We need a successful replacement to DirectX for this to happen.

Look how desperate they are now for their web browser, imagine when people start abandoning Windows because there are other options that work just as well. I can't wait.

[–] [email protected] 55 points 5 months ago (1 children)

We need a successful replacement to DirectX for this to happen.

Vulkan?

[–] [email protected] 8 points 5 months ago

Definitely, I'm not saying that there aren't any viable candidates out there now, but the title base for games that support Vulkan seems to be not even 1/10th of what DirectX 11 can support. It needs more acceptance I guess is what I mean.

[–] [email protected] 9 points 5 months ago* (last edited 5 months ago) (1 children)

Honestly even the as-is directX with Wine is already quite good. With Vulkan, game over :-)

[–] [email protected] 1 points 5 months ago (1 children)
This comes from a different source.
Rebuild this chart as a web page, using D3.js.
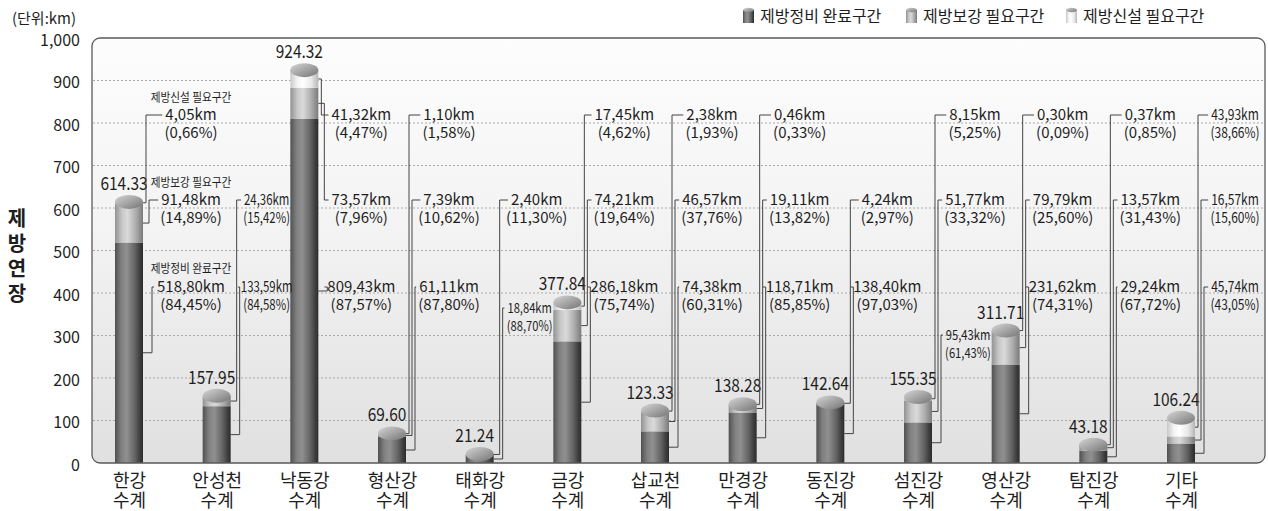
<!DOCTYPE html>
<html>

<head>
  <meta charset="utf-8">
  <style>
    body { margin: 0; background: #fff; }
    text { font-family: "Noto Sans CJK KR", "Noto Sans", sans-serif; fill: #1e1e1e; }
  </style>
</head>

<body>
  <script src="https://d3js.org/d3.v7.min.js"></script>
  <script>
    // river systems (x categories)
    var rivers = ["한강", "안성천", "낙동강", "형산강", "태화강", "금강", "삽교천", "만경강", "동진강", "섬진강", "영산강", "탐진강", "기타"];
    // km per section
    var done = [518.80, 133.59, 809.43, 61.11, 18.84, 286.18, 74.38, 118.71, 138.40, 95.43, 231.62, 29.24, 45.74];
    var reinforce = [91.48, 24.36, 73.57, 7.39, 2.40, 74.21, 46.57, 19.11, 4.24, 51.77, 79.79, 13.57, 16.57];
    var newBuild = [4.05, 0, 41.32, 1.10, 0, 17.45, 2.38, 0.46, 0, 8.15, 0.30, 0.37, 43.93];
    var totals = [614.33, 157.95, 924.32, 69.60, 21.24, 377.84, 123.33, 138.28, 142.64, 155.35, 311.71, 43.18, 106.24];
    // shares as printed
    var donePct = [84.45, 84.58, 87.57, 87.80, 88.70, 75.74, 60.31, 85.85, 97.03, 61.43, 74.31, 67.72, 43.05];
    var reinforcePct = [14.89, 15.42, 7.96, 10.62, 11.30, 19.64, 37.76, 13.82, 2.97, 33.32, 25.60, 31.43, 15.60];
    var newPct = [0.66, null, 4.47, 1.58, null, 4.62, 1.93, 0.33, null, 5.25, 0.09, 0.85, 38.66];
    var seriesKeys = ["done", "reinforce", "newBuild"];
    var seriesNames = ["제방정비 완료구간", "제방보강 필요구간", "제방신설 필요구간"];
    var yTicks = [0, 100, 200, 300, 400, 500, 600, 700, 800, 900, 1000];

    var W = 1268, H = 511;
    var svg = d3.select("body").append("svg").attr("width", W).attr("height", H);

    var x = d3.scalePoint().domain(rivers).range([129, 1181]);
    var y = d3.scaleLinear().domain([0, 1000]).range([463, 38]);
    var barW = 28;

    var table = rivers.map(function(r, i) {
      return { river: r, done: done[i], reinforce: reinforce[i], newBuild: newBuild[i], total: totals[i],
        pct: { done: donePct[i], reinforce: reinforcePct[i], newBuild: newPct[i] } };
    });
    var stacked = d3.stack().keys(seriesKeys)(table);

    // gradients
    var defs = svg.append("defs");
    function hGrad(id, stops) {
      var g = defs.append("linearGradient").attr("id", id).attr("x1", 0).attr("x2", 1).attr("y1", 0).attr("y2", 0);
      stops.forEach(function(s) { g.append("stop").attr("offset", s[0]).attr("stop-color", s[1]); });
    }
    hGrad("g-done", [[0, "#505050"], [0.22, "#808080"], [0.42, "#909090"], [0.72, "#626262"], [0.9, "#3c3c3c"], [1, "#2c2c2c"]]);
    hGrad("g-reinforce", [[0, "#929292"], [0.25, "#c8c8c8"], [0.45, "#dadada"], [0.75, "#acacac"], [1, "#7a7a7a"]]);
    hGrad("g-newBuild", [[0, "#c8c8c8"], [0.25, "#f4f4f4"], [0.45, "#ffffff"], [0.75, "#e8e8e8"], [1, "#b6b6b6"]]);
    var tg = defs.append("linearGradient").attr("id", "g-top").attr("x1", 0).attr("x2", 1).attr("y1", 0).attr("y2", 1);
    tg.append("stop").attr("offset", 0).attr("stop-color", "#d6d6d6");
    tg.append("stop").attr("offset", 1).attr("stop-color", "#747474");
    var bg = defs.append("linearGradient").attr("id", "g-bg").attr("x1", 0).attr("x2", 0).attr("y1", 0).attr("y2", 1);
    bg.append("stop").attr("offset", 0).attr("stop-color", "#fdfdfd");
    bg.append("stop").attr("offset", 0.45).attr("stop-color", "#f3f3f3");
    bg.append("stop").attr("offset", 1).attr("stop-color", "#e0e0e0");

    // plot frame
    svg.append("rect").attr("x", 92).attr("y", y(1000)).attr("width", 1173).attr("height", y(0) - y(1000))
      .attr("rx", 8).attr("fill", "url(#g-bg)");

    svg.append("g").selectAll("line").data(yTicks.filter(function(d) { return d > 0 && d < 1000; }))
      .join("line")
      .attr("x1", 93).attr("x2", 1264)
      .attr("y1", function(d) { return y(d); }).attr("y2", function(d) { return y(d); })
      .attr("stroke", "#aaa").attr("stroke-dasharray", "2,2");

    // y axis
    var yAxis = svg.append("g").attr("transform", "translate(80,2)")
      .call(d3.axisLeft(y).tickValues(yTicks).tickFormat(d3.format(",")).tickSize(0).tickPadding(0));
    yAxis.select(".domain").remove();
    yAxis.selectAll("text").attr("font-size", 16).attr("fill", "#1e1e1e")
      .style("font-family", '"Noto Sans CJK KR", "Noto Sans", sans-serif');

    svg.append("text").attr("x", 12).attr("y", 24).attr("font-size", 15).text("(단위:km)");

    svg.append("g").selectAll("text").data("제방연장".split("")).join("text")
      .attr("x", 17).attr("y", function(d, i) { return 226 + i * 25; })
      .attr("font-size", 20).attr("font-weight", "bold").attr("text-anchor", "middle")
      .text(function(d) { return d; });

    // x axis: two-line labels under each tick
    var xAxis = svg.append("g").attr("transform", "translate(0,470)")
      .call(d3.axisBottom(x).tickSize(0).tickFormat(""));
    xAxis.select(".domain").remove();
    xAxis.selectAll(".tick").each(function(d) {
      var t = d3.select(this);
      t.selectAll("text").remove();
      t.append("text").attr("y", 17).attr("text-anchor", "middle").attr("font-size", 18).attr("fill", "#1e1e1e").text(d);
      t.append("text").attr("y", 37).attr("text-anchor", "middle").attr("font-size", 18).attr("fill", "#1e1e1e").text("수계");
    });

    // cylinders
    var bars = svg.append("g");
    stacked.forEach(function(layer) {
      bars.append("g").selectAll("rect").data(layer.filter(function(d) { return d[1] > d[0]; }))
        .join("rect")
        .attr("x", function(d) { return x(d.data.river) - barW / 2; })
        .attr("width", barW)
        .attr("y", function(d) { return y(d[1]); })
        .attr("height", function(d) { return y(d[0]) - y(d[1]); })
        .attr("fill", "url(#g-" + layer.key + ")");
    });
    bars.append("g").selectAll("ellipse").data(table).join("ellipse")
      .attr("cx", function(d) { return x(d.river); })
      .attr("cy", function(d) { return y(d.total); })
      .attr("rx", barW / 2).attr("ry", 7)
      .attr("fill", "url(#g-top)");

    // frame outline on top
    svg.append("rect").attr("x", 92).attr("y", y(1000)).attr("width", 1173).attr("height", y(0) - y(1000))
      .attr("rx", 8).attr("fill", "none").attr("stroke", "#5a5a5a").attr("stroke-width", 1.3);

    // text squeezed horizontally with a transform; returns its drawn width
    function addText(g, str, tx, ty, size, anchor, squeeze) {
      var sq = squeeze || 1;
      var t = g.append("text").attr("x", 0).attr("y", 0).attr("font-size", size)
        .attr("text-anchor", anchor)
        .attr("transform", "translate(" + tx + "," + ty + ")" + (sq !== 1 ? " scale(" + sq + ",1)" : ""))
        .text(str);
      return t.node().getComputedTextLength() * sq;
    }

    // totals above bars
    var totG = svg.append("g");
    table.forEach(function(d) {
      addText(totG, d3.format(".2f")(d.total), x(d.river) - 5, y(d.total) - 12, 18, "middle", 0.86);
    });

    // annotations with leader lines
    var comma = function(v) { return d3.format(".2f")(v).replace(".", ","); };
    var rowBase = { newBuild: 120, reinforce: 205, done: 292 };
    var lineOff = { newBuild: 3, reinforce: 6, done: 9 };
    var colOff = { "한강": 62, "안성천": 50, "기타": 54 };
    var squeezeCol = { "안성천": 0.76, "기타": 0.8 };
    var moved = { "태화강": { row: "done", base: 313, off: 50 }, "섬진강": { row: "done", base: 340, off: 50 } };

    var annG = svg.append("g");
    stacked.forEach(function(layer) {
      layer.forEach(function(s) {
        var d = s.data, key = layer.key;
        if (!(s[1] > s[0])) return;
        var cx = x(d.river);
        var center = cx + (colOff[d.river] || 57);
        var base = rowBase[key];
        var size = 15, sq = squeezeCol[d.river] || 1;
        if (moved[d.river] && moved[d.river].row === key) {
          base = moved[d.river].base; center = cx + moved[d.river].off; size = 14; sq = 0.8;
        }
        var w1 = addText(annG, comma(d[key]) + "km", center, base, size, "middle", sq);
        addText(annG, "(" + comma(d.pct[key]) + "%)", center, base + 18, size, "middle", sq);
        var left = center - w1 / 2 - 3;
        var vx = cx + barW / 2 + lineOff[key];
        var ty = base - 5;
        var p = d3.path();
        p.moveTo(cx + barW / 2, y((s[0] + s[1]) / 2));
        p.lineTo(vx, y((s[0] + s[1]) / 2));
        p.lineTo(vx, ty);
        p.lineTo(left, ty);
        annG.append("path").attr("d", p.toString()).attr("fill", "none").attr("stroke", "#444").attr("stroke-width", 1);
      });
    });

    // section headings beside the first column
    var hx = x(rivers[0]) + 62;
    addText(annG, "제방신설 필요구간", hx, 102, 12.5, "middle", 0.85);
    addText(annG, "제방보강 필요구간", hx, 187, 12.5, "middle", 0.85);
    addText(annG, "제방정비 완료구간", hx, 273, 12.5, "middle", 0.85);

    // legend
    var legX = [743, 906, 1066];
    var leg = svg.append("g");
    seriesKeys.forEach(function(k, i) {
      var g = leg.append("g").attr("transform", "translate(" + legX[i] + ",8)");
      g.append("rect").attr("x", 0).attr("y", 2).attr("width", 11).attr("height", 13).attr("fill", "url(#g-" + k + ")");
      g.append("ellipse").attr("cx", 5.5).attr("cy", 2).attr("rx", 5.5).attr("ry", 2.2).attr("fill", "url(#g-top)");
      g.append("text").attr("x", 17).attr("y", 14).attr("font-size", 16).text(seriesNames[i]);
    });
  </script>
</body>

</html>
Wine doesn't do DirectX. A wine environment set up for gaming uses DXVK or VKD3D to translate everything to Vulkan.

[–] [email protected] 6 points 5 months ago* (last edited 5 months ago) (1 children)

Wine does do DirectX as well (and did well before DVXK and VKD3D-Proton were a thing). But it translates to OGL instead of Vulkan so it was always relatively slow and has issues with compatibility. There's also some other built in work to translate to Vulkan (including the original VKD3D), but they are behind the third party projects too.

[–] [email protected] 1 points 5 months ago

Yes, that was WineD3D, which still has to be used in some cases.

But that's still not DirectX, what I was saying is that you don't actually run DirectX in Wine. You have to translate it to Vulkan or OpenGL.

Not that this stuff isn't part of Wine.

[–] [email protected] 8 points 5 months ago* (last edited 5 months ago) (1 children)

We already do?

DXVK and VKD3D have been translating DirectX 9-12 to Vulkan for a while now, allowing DirectX games and applications to run on hardware and/or operating systems that don't support DirectX.

Intels ARC GPUs don't even support DirectX on a hardware level, like it's just straight up not there. Intels drivers instead just translate it to Vulkan, and their at times insane FPS boosts from driver updates was due to them improving that translation and getting closer to 1:1 performance.

[–] [email protected] -1 points 5 months ago* (last edited 5 months ago) (1 children)

At times, yes. But at most times, no. Certain games can capitalize on ARC and I was just as enthusiastic as everyone else when it first started making the rounds. But theres a reason the cards haven't caught on and most people seem to rely on them more for offloading things like streaming and AV1 encoding/decoding

[–] [email protected] 1 points 5 months ago* (last edited 5 months ago)

They're new.

I didn't claim they're worth recommending yet. AFAIK they're pretty great now, and with more issues worked out on the hardware side, Battlemage has great potential.